Firewood aplenty to see us through to spring.
This means there’s no longer a frantic rush, no looming threat of an impending freezing doom to keep me working — sawing, splitting, stacking — regardless of rain or snow, ice or cold.
I can work when I want … or not, as the spirit moves, unmotivated by seasonal fickleness.
Not only is that wonderfully fulfilling, but it frees and puts you in a secure place that allows for an additional bonus of work-without-pressure days you can actually enjoy.
Labor becomes pleasure.
For me, working in my woodpile is no small act of therapy — especially in these trying times. I find solace and settling; a perspective I can live with, even if it’s often more by acceptance than agreement or even understanding.
When I split a chunk of ash or walnut, I hold time and energy in my hand. A meaningful contribution to my future.
I also hold history.
A piece of oak or sycamore might have been a sapling when this country was founded. Who knows the storms it has weathered? But I appreciate that lifespan and will burn it with remembrance and due respect.
Just up the road, my woodpile view is of white and yellow patches covering large portions of a neighbor’s yard. Snowdrops and winter aconites. I look up every so often from my work and see them there — the year’s first blooms; reassuring seasonal harbingers.
I also take regular pauses to enjoy the drumming of a certain downy woodpecker who regularly quick-hammers staccato beats from a nearby maple snag. The dapper little bird whacks out announcements like bursts of machine-gun fire. Fast, ringing snaps that carry a long ways.

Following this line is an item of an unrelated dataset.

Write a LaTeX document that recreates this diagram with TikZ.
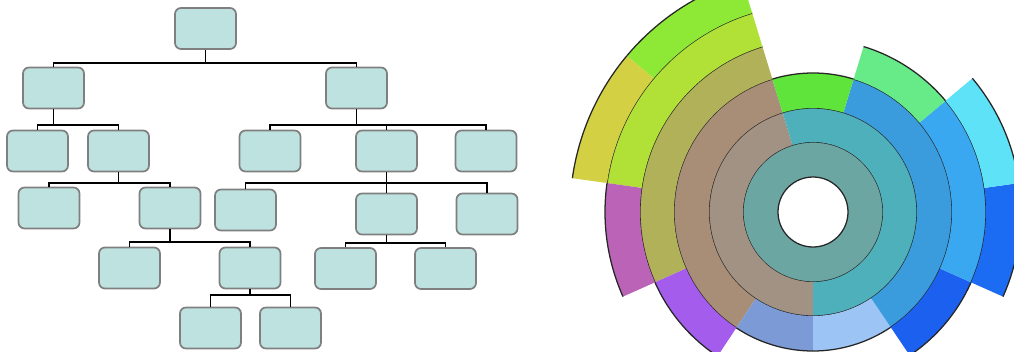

There’s much discussion and disagreement among bird experts as to just what message is being delivered by a drumming woodpecker — or even if there is a message. Similar to songs, drumming seems to be a learned behavior, both functionally and neurologically. But is it generally territorial, or a species-specific “come hither” call to co-mingle and procreate?
What amazes me is how these birds always manage to find trees and limbs — or sometimes poles, posts, or parts of a building — that produce the same ringing tone. A downy woodpecker here, on the road side of the river, and another a hundred yards away across the channel in the island’s woods, broadcast almost identical percussive sounds.
The same goes for the slightly larger hairy woodpecker, whose drumming tone is pretty similar, though rhythmically different.
Red-bellied and pileated woodpeckers don’t seem to be quite so concerned with their hammered tones. Not that the drumming of the two species sounds anything alike; there’s no difficulty distinguishing between patterns of the different birds or who’s doing which. But their produced sounds have a range of tonal variations. Maybe a perfectly-tuned instrument is just hard to find.
I’m also now hearing a change and uptick in the cardinals.
No longer content with their usual single-note chirrups — sharp punctuations, an almost metallic “chink” which you hear as they go about their daily business of selecting sunflower seeds from the feeder — males have recently begun singing their song: “What cheer—cheer—cheer!”
A familiar, full-fledged melody, lively, joyous—a song almost unheard since early autumn of last year when the usually boisterous redbirds fell strangely silent, retiring into the underbrush for their post-breeding molt. Afterward, though again resplendent in new scarlet cloaks, the cardinals weren’t given to their usual bursts of song. Now they’ve again found their voice.
The singing starts early, well before the first hint of dawn. Its announcement is twofold.
First: “This is my property; trespassers will not be tolerated!” A territorial proclamation. The avian equivalent of an audible fence.
Second: “I’m single, available, and looking for a meaningful relationship!” The eternal statement of procreation.
Verve and volume have returned, drumming and songs ring out. Blooms appear. Sure signals that somewhere beyond February’s indecision, the seasons are moving, while the earth remains on course … spinning, tilting, following its eternally prescribed elliptical pathway around the sun.
Working in my woodpile bolsters my faith in nature — even as my faith in mankind falters and fades.